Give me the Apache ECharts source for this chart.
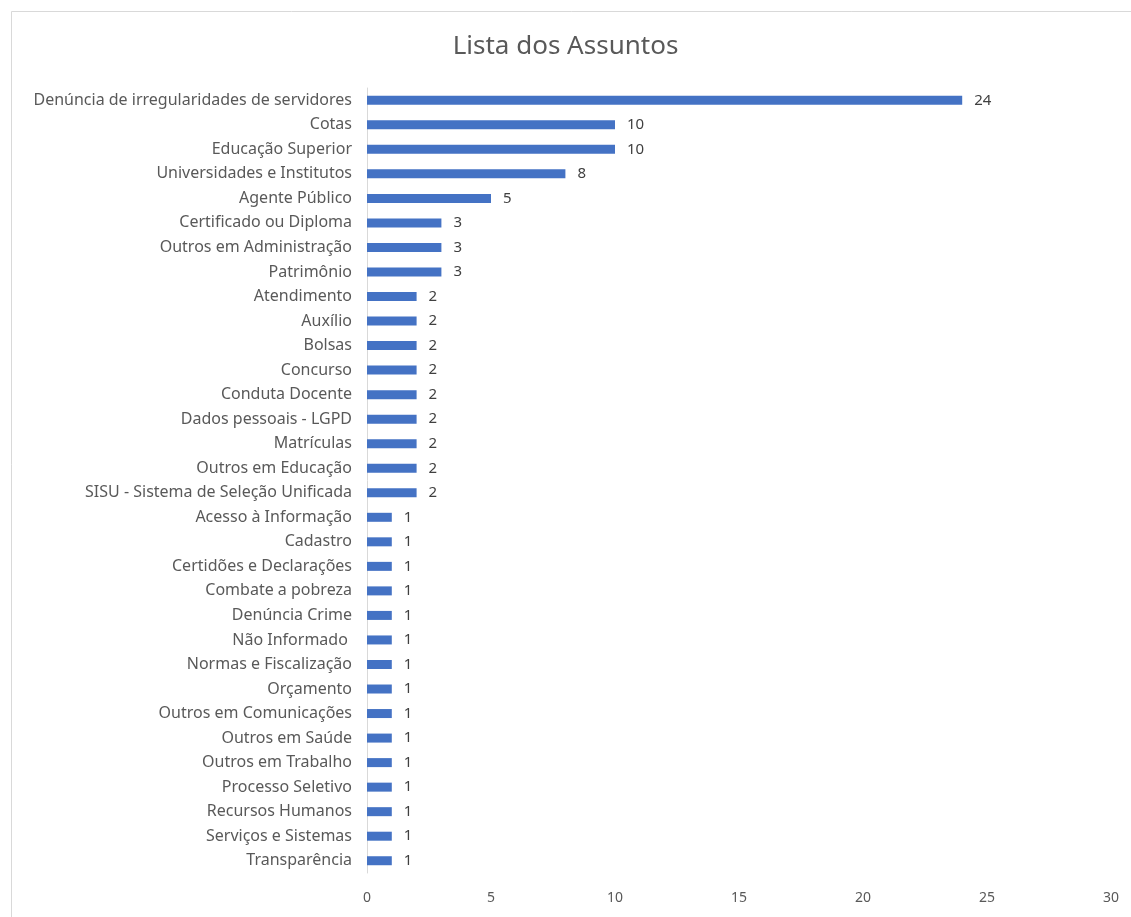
<!DOCTYPE html>
<html>
<head>
<meta charset="utf-8">
<script src="https://cdn.jsdelivr.net/npm/echarts@6/dist/echarts.min.js"></script>
<style>
html,body{margin:0;padding:0;background:#fff;}
#chart{width:1131px;height:917px;}
</style>
</head>
<body>
<div id="chart"></div>
<script>
const categories = [
  "Denúncia de irregularidades de servidores",
  "Cotas",
  "Educação Superior",
  "Universidades e Institutos",
  "Agente Público",
  "Certificado ou Diploma",
  "Outros em Administração",
  "Patrimônio",
  "Atendimento",
  "Auxílio",
  "Bolsas",
  "Concurso",
  "Conduta Docente",
  "Dados pessoais - LGPD",
  "Matrículas",
  "Outros em Educação",
  "SISU - Sistema de Seleção Unificada",
  "Acesso à Informação",
  "Cadastro",
  "Certidões e Declarações",
  "Combate a pobreza",
  "Denúncia Crime",
  "Não Informado ",
  "Normas e Fiscalização",
  "Orçamento",
  "Outros em Comunicações",
  "Outros em Saúde",
  "Outros em Trabalho",
  "Processo Seletivo",
  "Recursos Humanos",
  "Serviços e Sistemas",
  "Transparência"
];
const values = [24,10,10,8,5,3,3,3,2,2,2,2,2,2,2,2,2,1,1,1,1,1,1,1,1,1,1,1,1,1,1,1];
const xTicks = [0,5,10,15,20,25,30];

const chart = echarts.init(document.getElementById('chart'));
chart.setOption({
  animation: false,
  backgroundColor: '#fff',
  graphic: [{
    type: 'rect', left: 9, top: 9, shape: {width: 1130, height: 912},
    style: {fill: 'none', stroke: '#d9d9d9', lineWidth: 1}, silent: true
  }],
  title: {
    text: 'Lista dos Assuntos', left: 'center', top: 29,
    textStyle: {fontFamily: 'Noto Sans', fontSize: 26, fontWeight: 'normal', color: '#595959'}
  },
  grid: {left: 367, right: 20, top: 88, bottom: 44, containLabel: false},
  xAxis: {
    type: 'value', min: xTicks[0], max: xTicks[xTicks.length-1], interval: 5,
    axisLine: {show: false}, axisTick: {show: false}, splitLine: {show: false},
    axisLabel: {color: '#595959', fontFamily: 'Noto Sans', fontSize: 14, margin: 18}
  },
  yAxis: {
    type: 'category', data: categories, inverse: true,
    axisLine: {show: true, lineStyle: {color: '#d9d9d9'}}, axisTick: {show: false},
    axisLabel: {color: '#595959', fontFamily: 'Noto Sans', fontSize: 16, margin: 15}
  },
  series: [{
    type: 'bar', data: values, barWidth: 9,
    itemStyle: {color: '#4472C4'},
    label: {show: true, position: 'right', distance: 12, color: '#404040', fontFamily: 'Noto Sans', fontSize: 15}
  }]
});
</script>
</body>
</html>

***

• Problem description: Leave the images out and output the remaining material exactly as it stands.

• Solution to the exercise:
Give me the Apache ECharts source for this chart.
<!DOCTYPE html>
<html>
<head>
<meta charset="utf-8">
<script src="https://cdn.jsdelivr.net/npm/echarts@6/dist/echarts.min.js"></script>
<style>
html,body{margin:0;padding:0;background:#fff;}
#chart{width:1131px;height:917px;}
</style>
</head>
<body>
<div id="chart"></div>
<script>
const categories = [
  "Denúncia de irregularidades de servidores",
  "Cotas",
  "Educação Superior",
  "Universidades e Institutos",
  "Agente Público",
  "Certificado ou Diploma",
  "Outros em Administração",
  "Patrimônio",
  "Atendimento",
  "Auxílio",
  "Bolsas",
  "Concurso",
  "Conduta Docente",
  "Dados pessoais - LGPD",
  "Matrículas",
  "Outros em Educação",
  "SISU - Sistema de Seleção Unificada",
  "Acesso à Informação",
  "Cadastro",
  "Certidões e Declarações",
  "Combate a pobreza",
  "Denúncia Crime",
  "Não Informado ",
  "Normas e Fiscalização",
  "Orçamento",
  "Outros em Comunicações",
  "Outros em Saúde",
  "Outros em Trabalho",
  "Processo Seletivo",
  "Recursos Humanos",
  "Serviços e Sistemas",
  "Transparência"
];
const values = [24,10,10,8,5,3,3,3,2,2,2,2,2,2,2,2,2,1,1,1,1,1,1,1,1,1,1,1,1,1,1,1];
const xTicks = [0,5,10,15,20,25,30];

const chart = echarts.init(document.getElementById('chart'));
chart.setOption({
  animation: false,
  backgroundColor: '#fff',
  graphic: [{
    type: 'rect', left: 9, top: 9, shape: {width: 1130, height: 912},
    style: {fill: 'none', stroke: '#d9d9d9', lineWidth: 1}, silent: true
  }],
  title: {
    text: 'Lista dos Assuntos', left: 'center', top: 29,
    textStyle: {fontFamily: 'Noto Sans', fontSize: 26, fontWeight: 'normal', color: '#595959'}
  },
  grid: {left: 367, right: 20, top: 88, bottom: 44, containLabel: false},
  xAxis: {
    type: 'value', min: xTicks[0], max: xTicks[xTicks.length-1], interval: 5,
    axisLine: {show: false}, axisTick: {show: false}, splitLine: {show: false},
    axisLabel: {color: '#595959', fontFamily: 'Noto Sans', fontSize: 14, margin: 18}
  },
  yAxis: {
    type: 'category', data: categories, inverse: true,
    axisLine: {show: true, lineStyle: {color: '#d9d9d9'}}, axisTick: {show: false},
    axisLabel: {color: '#595959', fontFamily: 'Noto Sans', fontSize: 16, margin: 15}
  },
  series: [{
    type: 'bar', data: values, barWidth: 9,
    itemStyle: {color: '#4472C4'},
    label: {show: true, position: 'right', distance: 12, color: '#404040', fontFamily: 'Noto Sans', fontSize: 15}
  }]
});
</script>
</body>
</html>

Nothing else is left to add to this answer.